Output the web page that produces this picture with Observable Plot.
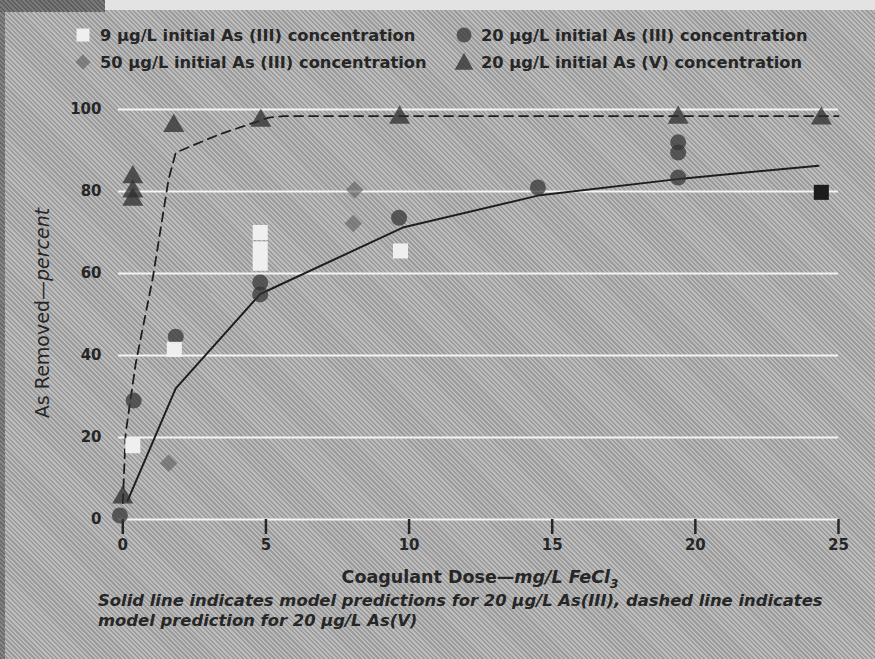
<!DOCTYPE html>
<html>
<head>
<meta charset="utf-8">
<script src="https://cdn.jsdelivr.net/npm/d3@7"></script>
<script src="https://cdn.jsdelivr.net/npm/@observablehq/plot@0.6"></script>
<style>
  html, body { margin: 0; padding: 0; }
  body {
    width: 875px; height: 659px; overflow: hidden; position: relative;
    background: repeating-linear-gradient(45deg, #bdbdbd 0px, #bdbdbd 1.6px, #9b9b9b 1.6px, #9b9b9b 3.2px);
    font-family: "DejaVu Sans", sans-serif; color: #262626;
  }
  #topdark { position: absolute; left: 0; top: 0; width: 105px; height: 12px;
    background: repeating-linear-gradient(45deg, #5e5e5e 0px, #5e5e5e 1.6px, #7a7a7a 1.6px, #7a7a7a 3.2px); }
  #topband { position: absolute; left: 105px; top: 0; width: 770px; height: 10px; background: #e3e3e3; }
  #leftstrip { position: absolute; left: 0; top: 12px; width: 5px; height: 647px;
    background: repeating-linear-gradient(45deg, #6a6a6a 0px, #6a6a6a 1.6px, #858585 1.6px, #858585 3.2px); }
  .leg { position: absolute; height: 22px; display: flex; align-items: center;
    font-weight: bold; font-size: 16.3px; white-space: nowrap; }
  .leg svg { width: 22px; height: 22px; margin-right: 6px; overflow: visible; }
  #chart { position: absolute; left: 0; top: 82px; }
  #ytitle { position: absolute; left: 42px; top: 313px; transform: translate(-50%, -50%) rotate(-90deg);
    font-size: 19px; white-space: nowrap; }
  #xtitle { position: absolute; left: 480px; top: 579px; transform: translate(-50%, -50%);
    font-size: 17.5px; font-weight: bold; white-space: nowrap; }
  #caption { position: absolute; left: 98px; top: 591px; font-size: 16.4px; font-weight: bold;
    font-style: italic; line-height: 20px; white-space: nowrap; }
</style>
</head>
<body>
<div id="topdark"></div>
<div id="topband"></div>
<div id="leftstrip"></div>
<div id="legend"></div>
<div id="chart"></div>
<div id="ytitle">As Removed—<i>percent</i></div>
<div id="xtitle">Coagulant Dose—<i>mg/L FeCl<sub style="font-size:12px">3</sub></i></div>
<div id="caption">Solid line indicates model predictions for 20 µg/L As(III), dashed line indicates<br>model prediction for 20 µg/L As(V)</div>
<script>
// ---- axis ticks ----
const xTicks = [0, 5, 10, 15, 20, 25];
const yTicks = [0, 20, 40, 60, 80, 100];

// ---- 9 µg/L initial As(III) (white squares) ----
const as3_9_dose = [0.35, 1.8, 4.8, 4.8, 4.8, 9.7];
const as3_9_pct  = [18, 41.5, 70, 66, 62.5, 65.5];

// ---- dark square (unlabelled point at 24.4) ----
const dark_dose = [24.4];
const dark_pct  = [79.8];

// ---- 20 µg/L initial As(III) (circles) ----
const as3_20_dose = [-0.1, 0.38, 1.85, 4.8, 4.8, 9.65, 14.5, 19.4, 19.4, 19.4];
const as3_20_pct  = [1, 29, 44.6, 57.8, 54.9, 73.6, 81, 83.4, 89.5, 92];

// ---- 50 µg/L initial As(III) (diamonds) ----
const as3_50_dose = [1.6, 8.1, 8.05];
const as3_50_pct  = [13.7, 80.4, 72.2];

// ---- 20 µg/L initial As(V) (triangles) ----
const as5_20_dose = [0, 0.35, 0.35, 0.35, 1.78, 4.82, 9.67, 19.4, 24.4];
const as5_20_pct  = [5.4, 83.5, 80, 78, 96, 97.3, 98, 98, 97.8];

// ---- model predictions ----
const solid_dose = [0.17, 1.85, 4.8, 9.78, 14.5, 19.6, 24.3];
const solid_pct  = [4.6, 32, 55, 71.2, 79, 83.2, 86.3];
const dashed_dose = [0, 0.1, 0.45, 1.05, 1.6, 1.85, 3.4, 5.1, 5.6, 25];
const dashed_pct  = [4, 21, 38, 59, 83, 89.5, 94, 98, 98.4, 98.4];

// ---- legend entries ----
const legendLabels = [
  "9 µg/L initial As (III) concentration",
  "20 µg/L initial As (III) concentration",
  "50 µg/L initial As (III) concentration",
  "20 µg/L initial As (V) concentration"
];

const rows = (xs, ys) => xs.map((d, i) => ({dose: d, pct: ys[i]}));

const sqStyle = {fill: "#f2f2f2", fillOpacity: 0.95};
const circStyle = {fill: "#333333", fillOpacity: 0.72};
const diaStyle = {fill: "#5e5e5e", fillOpacity: 0.6};
const triStyle = {fill: "#2e2e2e", fillOpacity: 0.75};

const chart = Plot.plot({
  width: 875,
  height: 483,
  marginTop: 27,
  marginBottom: 46,
  marginLeft: 118,
  marginRight: 37,
  style: {background: "transparent", fontFamily: "DejaVu Sans", color: "#262626"},
  x: {domain: [-0.15, 25]},
  y: {domain: [0, 100]},
  marks: [
    Plot.gridY(yTicks, {stroke: "#f4f4f4", strokeOpacity: 1, strokeWidth: 2}),
    Plot.axisY(yTicks, {tickSize: 0, tickPadding: 17, fontSize: 15, fontWeight: "bold", color: "#262626", label: null}),
    Plot.axisX(xTicks, {tickSize: 15, tickPadding: 5, strokeWidth: 2.5, fontSize: 15, fontWeight: "bold", color: "#262626", label: null}),
    Plot.line(rows(solid_dose, solid_pct), {x: "dose", y: "pct", stroke: "#1e1e1e", strokeWidth: 2}),
    Plot.line(rows(dashed_dose, dashed_pct), {x: "dose", y: "pct", stroke: "#1e1e1e", strokeWidth: 1.8, strokeDasharray: "9,6"}),
    Plot.dot(rows(as3_50_dose, as3_50_pct), {x: "dose", y: "pct", symbol: "square", r: 7, rotate: 45, ...diaStyle}),
    Plot.dot(rows(as5_20_dose, as5_20_pct), {x: "dose", y: "pct", symbol: "triangle", r: 7.8, ...triStyle}),
    Plot.dot(rows(as3_20_dose, as3_20_pct), {x: "dose", y: "pct", symbol: "circle", r: 8, ...circStyle}),
    Plot.dot(rows(as3_9_dose, as3_9_pct), {x: "dose", y: "pct", symbol: "square", r: 8.5, ...sqStyle}),
    Plot.dot(rows(dark_dose, dark_pct), {x: "dose", y: "pct", symbol: "square", r: 8.5, fill: "#1c1c1c"})
  ]
});
document.getElementById("chart").appendChild(chart);

// ---- legend (2 x 2) ----
const legendPos = [
  {left: 72, top: 24, sym: "square", style: sqStyle, rot: 0, size: 13},
  {left: 453, top: 24, sym: "circle", style: circStyle, rot: 0, size: 15},
  {left: 72, top: 51, sym: "diamond", style: diaStyle, rot: 45, size: 11},
  {left: 453, top: 51, sym: "triangle", style: triStyle, rot: 0, size: 17}
];
const legend = document.getElementById("legend");
legendLabels.forEach((label, i) => {
  const p = legendPos[i];
  const div = document.createElement("div");
  div.className = "leg";
  div.style.left = p.left + "px";
  div.style.top = p.top + "px";
  let shape;
  if (p.sym === "circle") shape = `<circle cx="11" cy="11" r="${p.size/2}"/>`;
  else if (p.sym === "triangle") shape = `<path d="M11,${11 - p.size*0.55} L${11 + p.size*0.55},${11 + p.size*0.45} L${11 - p.size*0.55},${11 + p.size*0.45}Z"/>`;
  else shape = `<rect x="${11 - p.size/2}" y="${11 - p.size/2}" width="${p.size}" height="${p.size}" transform="rotate(${p.rot} 11 11)"/>`;
  div.innerHTML = `<svg viewBox="0 0 22 22"><g fill="${p.style.fill}" fill-opacity="${p.style.fillOpacity}">${shape}</g></svg><span>${label}</span>`;
  legend.appendChild(div);
});
</script>
</body>
</html>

→ **OBJECTIVE**
Write out the material above once more, exactly as it reads, with no pictures.

→ **ANSWER TO THIS PROBLEM**
Output the web page that produces this picture with Observable Plot.
<!DOCTYPE html>
<html>
<head>
<meta charset="utf-8">
<script src="https://cdn.jsdelivr.net/npm/d3@7"></script>
<script src="https://cdn.jsdelivr.net/npm/@observablehq/plot@0.6"></script>
<style>
  html, body { margin: 0; padding: 0; }
  body {
    width: 875px; height: 659px; overflow: hidden; position: relative;
    background: repeating-linear-gradient(45deg, #bdbdbd 0px, #bdbdbd 1.6px, #9b9b9b 1.6px, #9b9b9b 3.2px);
    font-family: "DejaVu Sans", sans-serif; color: #262626;
  }
  #topdark { position: absolute; left: 0; top: 0; width: 105px; height: 12px;
    background: repeating-linear-gradient(45deg, #5e5e5e 0px, #5e5e5e 1.6px, #7a7a7a 1.6px, #7a7a7a 3.2px); }
  #topband { position: absolute; left: 105px; top: 0; width: 770px; height: 10px; background: #e3e3e3; }
  #leftstrip { position: absolute; left: 0; top: 12px; width: 5px; height: 647px;
    background: repeating-linear-gradient(45deg, #6a6a6a 0px, #6a6a6a 1.6px, #858585 1.6px, #858585 3.2px); }
  .leg { position: absolute; height: 22px; display: flex; align-items: center;
    font-weight: bold; font-size: 16.3px; white-space: nowrap; }
  .leg svg { width: 22px; height: 22px; margin-right: 6px; overflow: visible; }
  #chart { position: absolute; left: 0; top: 82px; }
  #ytitle { position: absolute; left: 42px; top: 313px; transform: translate(-50%, -50%) rotate(-90deg);
    font-size: 19px; white-space: nowrap; }
  #xtitle { position: absolute; left: 480px; top: 579px; transform: translate(-50%, -50%);
    font-size: 17.5px; font-weight: bold; white-space: nowrap; }
  #caption { position: absolute; left: 98px; top: 591px; font-size: 16.4px; font-weight: bold;
    font-style: italic; line-height: 20px; white-space: nowrap; }
</style>
</head>
<body>
<div id="topdark"></div>
<div id="topband"></div>
<div id="leftstrip"></div>
<div id="legend"></div>
<div id="chart"></div>
<div id="ytitle">As Removed—<i>percent</i></div>
<div id="xtitle">Coagulant Dose—<i>mg/L FeCl<sub style="font-size:12px">3</sub></i></div>
<div id="caption">Solid line indicates model predictions for 20 µg/L As(III), dashed line indicates<br>model prediction for 20 µg/L As(V)</div>
<script>
// ---- axis ticks ----
const xTicks = [0, 5, 10, 15, 20, 25];
const yTicks = [0, 20, 40, 60, 80, 100];

// ---- 9 µg/L initial As(III) (white squares) ----
const as3_9_dose = [0.35, 1.8, 4.8, 4.8, 4.8, 9.7];
const as3_9_pct  = [18, 41.5, 70, 66, 62.5, 65.5];

// ---- dark square (unlabelled point at 24.4) ----
const dark_dose = [24.4];
const dark_pct  = [79.8];

// ---- 20 µg/L initial As(III) (circles) ----
const as3_20_dose = [-0.1, 0.38, 1.85, 4.8, 4.8, 9.65, 14.5, 19.4, 19.4, 19.4];
const as3_20_pct  = [1, 29, 44.6, 57.8, 54.9, 73.6, 81, 83.4, 89.5, 92];

// ---- 50 µg/L initial As(III) (diamonds) ----
const as3_50_dose = [1.6, 8.1, 8.05];
const as3_50_pct  = [13.7, 80.4, 72.2];

// ---- 20 µg/L initial As(V) (triangles) ----
const as5_20_dose = [0, 0.35, 0.35, 0.35, 1.78, 4.82, 9.67, 19.4, 24.4];
const as5_20_pct  = [5.4, 83.5, 80, 78, 96, 97.3, 98, 98, 97.8];

// ---- model predictions ----
const solid_dose = [0.17, 1.85, 4.8, 9.78, 14.5, 19.6, 24.3];
const solid_pct  = [4.6, 32, 55, 71.2, 79, 83.2, 86.3];
const dashed_dose = [0, 0.1, 0.45, 1.05, 1.6, 1.85, 3.4, 5.1, 5.6, 25];
const dashed_pct  = [4, 21, 38, 59, 83, 89.5, 94, 98, 98.4, 98.4];

// ---- legend entries ----
const legendLabels = [
  "9 µg/L initial As (III) concentration",
  "20 µg/L initial As (III) concentration",
  "50 µg/L initial As (III) concentration",
  "20 µg/L initial As (V) concentration"
];

const rows = (xs, ys) => xs.map((d, i) => ({dose: d, pct: ys[i]}));

const sqStyle = {fill: "#f2f2f2", fillOpacity: 0.95};
const circStyle = {fill: "#333333", fillOpacity: 0.72};
const diaStyle = {fill: "#5e5e5e", fillOpacity: 0.6};
const triStyle = {fill: "#2e2e2e", fillOpacity: 0.75};

const chart = Plot.plot({
  width: 875,
  height: 483,
  marginTop: 27,
  marginBottom: 46,
  marginLeft: 118,
  marginRight: 37,
  style: {background: "transparent", fontFamily: "DejaVu Sans", color: "#262626"},
  x: {domain: [-0.15, 25]},
  y: {domain: [0, 100]},
  marks: [
    Plot.gridY(yTicks, {stroke: "#f4f4f4", strokeOpacity: 1, strokeWidth: 2}),
    Plot.axisY(yTicks, {tickSize: 0, tickPadding: 17, fontSize: 15, fontWeight: "bold", color: "#262626", label: null}),
    Plot.axisX(xTicks, {tickSize: 15, tickPadding: 5, strokeWidth: 2.5, fontSize: 15, fontWeight: "bold", color: "#262626", label: null}),
    Plot.line(rows(solid_dose, solid_pct), {x: "dose", y: "pct", stroke: "#1e1e1e", strokeWidth: 2}),
    Plot.line(rows(dashed_dose, dashed_pct), {x: "dose", y: "pct", stroke: "#1e1e1e", strokeWidth: 1.8, strokeDasharray: "9,6"}),
    Plot.dot(rows(as3_50_dose, as3_50_pct), {x: "dose", y: "pct", symbol: "square", r: 7, rotate: 45, ...diaStyle}),
    Plot.dot(rows(as5_20_dose, as5_20_pct), {x: "dose", y: "pct", symbol: "triangle", r: 7.8, ...triStyle}),
    Plot.dot(rows(as3_20_dose, as3_20_pct), {x: "dose", y: "pct", symbol: "circle", r: 8, ...circStyle}),
    Plot.dot(rows(as3_9_dose, as3_9_pct), {x: "dose", y: "pct", symbol: "square", r: 8.5, ...sqStyle}),
    Plot.dot(rows(dark_dose, dark_pct), {x: "dose", y: "pct", symbol: "square", r: 8.5, fill: "#1c1c1c"})
  ]
});
document.getElementById("chart").appendChild(chart);

// ---- legend (2 x 2) ----
const legendPos = [
  {left: 72, top: 24, sym: "square", style: sqStyle, rot: 0, size: 13},
  {left: 453, top: 24, sym: "circle", style: circStyle, rot: 0, size: 15},
  {left: 72, top: 51, sym: "diamond", style: diaStyle, rot: 45, size: 11},
  {left: 453, top: 51, sym: "triangle", style: triStyle, rot: 0, size: 17}
];
const legend = document.getElementById("legend");
legendLabels.forEach((label, i) => {
  const p = legendPos[i];
  const div = document.createElement("div");
  div.className = "leg";
  div.style.left = p.left + "px";
  div.style.top = p.top + "px";
  let shape;
  if (p.sym === "circle") shape = `<circle cx="11" cy="11" r="${p.size/2}"/>`;
  else if (p.sym === "triangle") shape = `<path d="M11,${11 - p.size*0.55} L${11 + p.size*0.55},${11 + p.size*0.45} L${11 - p.size*0.55},${11 + p.size*0.45}Z"/>`;
  else shape = `<rect x="${11 - p.size/2}" y="${11 - p.size/2}" width="${p.size}" height="${p.size}" transform="rotate(${p.rot} 11 11)"/>`;
  div.innerHTML = `<svg viewBox="0 0 22 22"><g fill="${p.style.fill}" fill-opacity="${p.style.fillOpacity}">${shape}</g></svg><span>${label}</span>`;
  legend.appendChild(div);
});
</script>
</body>
</html>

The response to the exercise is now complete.